Alors que l’inquiétude “tenaille” les esprits vigilants quant à la disponibilité d’eau potable dans notre pays, l’été prochain, qui avance à grands pas, les pouvoirs publics restent de marbre.
Les agriculteurs qui exploitent des périmètres publics irrigués sont angoissés pour les cultures d’été : disposeront-ils d’eau en quantité suffisante pour arroser leurs agrumes et cultures maraîchères ?
Les paysans de Jendouba en savent quelque chose, eux qui n’ont pas cru les avertissements de coupure de 2017 faites pourtant en temps utile par les services régionaux du ministère de l’Agriculture.
Les citoyens, de leur côté, notamment les citadins, continent à arroser copieusement leur gazon, à remplir souvent les piscines privées, à laver leurs voitures à grande eau alors qu’il suffit de 30 à 40 litres pour le faire correctement, les gaspillages d’eau étant multiples et coûteux.
Pendant ce temps-là, les pouvoirs publics font preuve d’une passivité, d’un immobilisme, voire d’une négligence coupables, compte tenu des enjeux considérables, pour prendre des mesures de nature à rationaliser la consommation d’eau par tous : entreprises industrielles, chantiers de bâtiment, hôtels, collectivités locales et ménages.
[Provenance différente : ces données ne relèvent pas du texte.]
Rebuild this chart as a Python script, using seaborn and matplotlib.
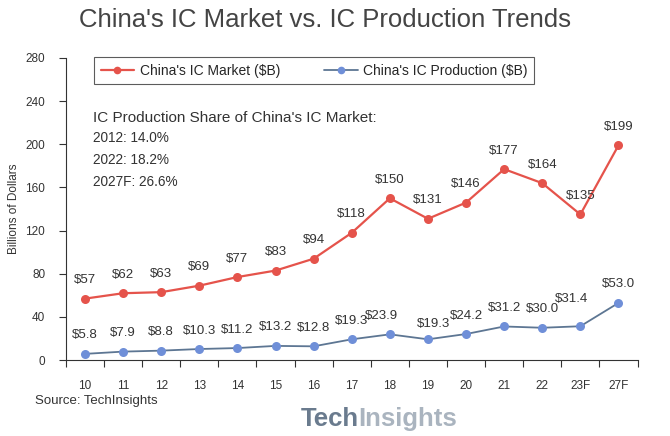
import matplotlib
matplotlib.use("Agg")
import matplotlib.pyplot as plt
from matplotlib.lines import Line2D
import numpy as np
import pandas as pd
import seaborn as sns

# ── data ────────────────────────────────────────────
years = ["10", "11", "12", "13", "14", "15", "16", "17", "18", "19", "20", "21", "22", "23F", "27F"]
market = [57, 62, 63, 69, 77, 83, 94, 118, 150, 131, 146, 177, 164, 135, 199]
production = [5.8, 7.9, 8.8, 10.3, 11.2, 13.2, 12.8, 19.3, 23.9, 19.3, 24.2, 31.2, 30.0, 31.4, 53.0]
market_labels = ["$57", "$62", "$63", "$69", "$77", "$83", "$94", "$118", "$150", "$131", "$146", "$177", "$164", "$135", "$199"]
prod_labels = ["$5.8", "$7.9", "$8.8", "$10.3", "$11.2", "$13.2", "$12.8", "$19.3", "$23.9", "$19.3", "$24.2", "$31.2", "$30.0", "$31.4", "$53.0"]
series_names = ["China's IC Market ($B)", "China's IC Production ($B)"]
share_lines = ["IC Production Share of China's IC Market:", "2012: 14.0%", "2022: 18.2%", "2027F: 26.6%"]

df = pd.DataFrame({
    "year": years * 2,
    "value": market + production,
    "series": [series_names[0]] * len(years) + [series_names[1]] * len(years),
})

sns.set_style("white")
plt.rcParams["font.family"] = ["Liberation Sans", "DejaVu Sans"]

RED = "#e5534b"
BLUE = "#6f8fd8"
BLUE_LINE = "#5d7693"
TXT = "#333333"

fig = plt.figure(figsize=(6.7, 4.36), dpi=100)
ax = fig.add_axes([0.0985, 0.174, 0.853, 0.693])

sns.lineplot(data=df, x="year", y="value", hue="series", sort=False,
             palette=[RED, BLUE], marker="o", markersize=6.5, markeredgewidth=0,
             linewidth=1.6, ax=ax, legend=False)
# production line a bit greyer than its markers
ax.lines[1].set_color(BLUE_LINE)
ax.lines[1].set_markerfacecolor(BLUE)
ax.lines[1].set_linewidth(1.3)

# value labels
p_off = {8: (-6, 0), 9: (4, -2), 13: (-6, 6)}
for i, (v, t) in enumerate(zip(market, market_labels)):
    ax.annotate(t, (i, v), xytext=(0, 9), textcoords="offset points",
                ha="center", va="bottom", fontsize=9.5, color=TXT)
for i, (v, t) in enumerate(zip(production, prod_labels)):
    dx, dy = p_off.get(i, (0, 0))
    ax.annotate(t, (i, v), xytext=(dx, 9 + dy), textcoords="offset points",
                ha="center", va="bottom", fontsize=9.5, color=TXT)

# axes styling
ax.set_xlim(-0.5, len(years) - 0.5)
ax.set_ylim(0, 280)
ax.set_yticks(np.arange(0, 281, 40))
ax.set_xticks(range(len(years)))
ax.set_xticklabels(years)
ax.set_xticks(np.arange(-0.5, len(years), 1), minor=True)
ax.tick_params(axis="x", which="major", bottom=False, length=0, pad=14, labelsize=8.5, colors=TXT)
ax.tick_params(axis="x", which="minor", bottom=True, length=5, width=0.8, color=TXT, direction="out")
ax.tick_params(axis="y", left=True, length=5, width=0.8, color=TXT, direction="out",
               labelsize=8.5, labelcolor=TXT, pad=10)
ax.set_xlabel("")
ax.set_ylabel("Billions of Dollars", fontsize=8.5, color=TXT, labelpad=4)
for s in ["top", "right"]:
    ax.spines[s].set_visible(False)
for s in ["left", "bottom"]:
    ax.spines[s].set_color(TXT)
    ax.spines[s].set_linewidth(0.8)

# legend
handles = [Line2D([], [], color=RED, marker="o", markersize=5.5, markeredgewidth=0, lw=1.6),
           Line2D([], [], color=BLUE_LINE, marker="o", markerfacecolor=BLUE,
                  markersize=5.5, markeredgewidth=0, lw=1.3)]
leg = fig.legend(handles, series_names, loc="center", bbox_to_anchor=(0.469, 0.838),
                 ncol=2, fontsize=10, frameon=True, fancybox=False,
                 handlelength=2.4, handletextpad=0.4, columnspacing=3.2, borderpad=0.45)
leg.get_frame().set_edgecolor(TXT)
leg.get_frame().set_linewidth(0.8)

# share annotation
ax.text(0.047, 0.80, share_lines[0], transform=ax.transAxes, fontsize=11, color=TXT, va="center")
for k, line in enumerate(share_lines[1:]):
    ax.text(0.047, 0.735 - 0.073 * k, line, transform=ax.transAxes, fontsize=9.8,
            color=TXT, va="center")

# title & footer
fig.text(0.485, 0.955, "China's IC Market vs. IC Production Trends", ha="center", va="center",
         fontsize=18.5, color="#444444")
fig.text(0.052, 0.081, "Source: TechInsights", fontsize=9.5, color=TXT, va="center")
fig.text(0.535, 0.04, "Tech", ha="right", va="center", fontsize=18.5, fontweight="bold", color="#6a7b8e")
fig.text(0.535, 0.04, "Insights", ha="left", va="center", fontsize=18.5, fontweight="bold", color="#aab4bf")

fig.savefig("out.png", dpi=100)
Qu’attendons-nous pour organiser une puissante campagne de sensibilisation quant à la rationalisation de la consommation d’eau dans tous les domaines de la vie quotidienne et dans tous les secteurs ? C’est le rôle du ministère de l’Agriculture et de la SONEDE, mais aussi la responsabilité de l’Etat, de l’Administration, de la société civile et des citoyens.
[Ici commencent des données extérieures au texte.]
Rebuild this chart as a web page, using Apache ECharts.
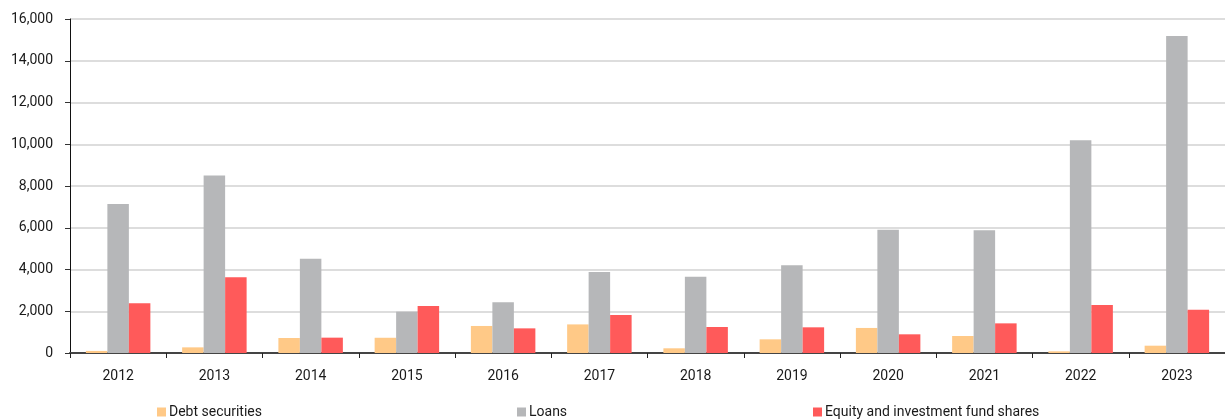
<!DOCTYPE html>
<html>
<head>
<meta charset="utf-8">
<script src="https://cdn.jsdelivr.net/npm/echarts@6/dist/echarts.min.js"></script>
<style>
  html, body { margin: 0; padding: 0; background: #fff; }
  #chart { width: 1225px; height: 419px; }
</style>
</head>
<body>
<div id="chart"></div>
<script>
// years along the x axis
const years = ['2012', '2013', '2014', '2015', '2016', '2017', '2018', '2019', '2020', '2021', '2022', '2023']

// values
const debtSecurities = [100, 270, 720, 730, 1295, 1370, 225, 655, 1200, 815, 80, 350]
const loans = [7140, 8500, 4520, 1980, 2430, 3880, 3655, 4200, 5905, 5875, 10190, 15185]
const equityShares = [2380, 3625, 735, 2250, 1180, 1820, 1245, 1230, 895, 1420, 2300, 2075]

const FONT = 'Roboto, "Noto Sans", sans-serif'
const chart = echarts.init(document.getElementById('chart'))

const legendBase = {
  top: 400,
  itemWidth: 9,
  itemHeight: 9,
  itemGap: 4,
  icon: 'rect',
  textStyle: { color: '#1a1a1a', fontSize: 14, fontFamily: FONT, padding: [0, 0, 0, -2] }
}

chart.setOption({
  backgroundColor: '#fff',
  animation: false,
  grid: { left: 70, right: 0, top: 19, bottom: 66, containLabel: false },
  legend: [
    { ...legendBase, left: 152, data: ['Debt securities'] },
    { ...legendBase, left: 512, data: ['Loans'] },
    { ...legendBase, left: 808, data: ['Equity and investment fund shares'] }
  ],
  xAxis: {
    type: 'category',
    data: years,
    axisLine: { lineStyle: { color: '#444', width: 2 } },
    axisTick: { show: true, alignWithLabel: false, length: 5, lineStyle: { color: '#222', width: 1 } },
    axisLabel: { color: '#1a1a1a', fontSize: 14, fontFamily: FONT, margin: 16 },
    splitLine: { show: false }
  },
  yAxis: {
    type: 'value',
    min: 0,
    max: 16000,
    interval: 2000,
    axisLine: { show: true, lineStyle: { color: '#111', width: 1 } },
    axisTick: { show: true, length: 5, lineStyle: { color: '#333' } },
    axisLabel: {
      color: '#1a1a1a',
      fontSize: 14,
      fontFamily: FONT,
      margin: 17,
      formatter: v => v.toLocaleString('en-US')
    },
    splitLine: { lineStyle: { color: '#d2d2d2', width: 1.5 } }
  },
  series: [
    {
      name: 'Debt securities',
      type: 'bar',
      data: debtSecurities,
      barGap: '0%',
      barCategoryGap: '33%',
      itemStyle: { color: '#FFC987' }
    },
    {
      name: 'Loans',
      type: 'bar',
      data: loans,
      barGap: '0%',
      barCategoryGap: '33%',
      itemStyle: { color: '#B6B7B9' }
    },
    {
      name: 'Equity and investment fund shares',
      type: 'bar',
      data: equityShares,
      barGap: '0%',
      barCategoryGap: '33%',
      itemStyle: { color: '#FF5A5A' }
    }
  ]
})
</script>
</body>
</html>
Serons-nous obligés, alors que le tourisme redémarre espérons-le du bon pied, d’interdire à nos visiteurs étrangers de prendre plusieurs douches par jour, ou encore de ne pas mettre à leur disposition des piscines propres à eau renouvelée souvent pour des raisons d’hygiène publique sous prétexte qu’il y a sécheresse ?
Nous devons donc prendre des mesures préventives pour éviter ce genre de situations embarrassantes et contre-productives.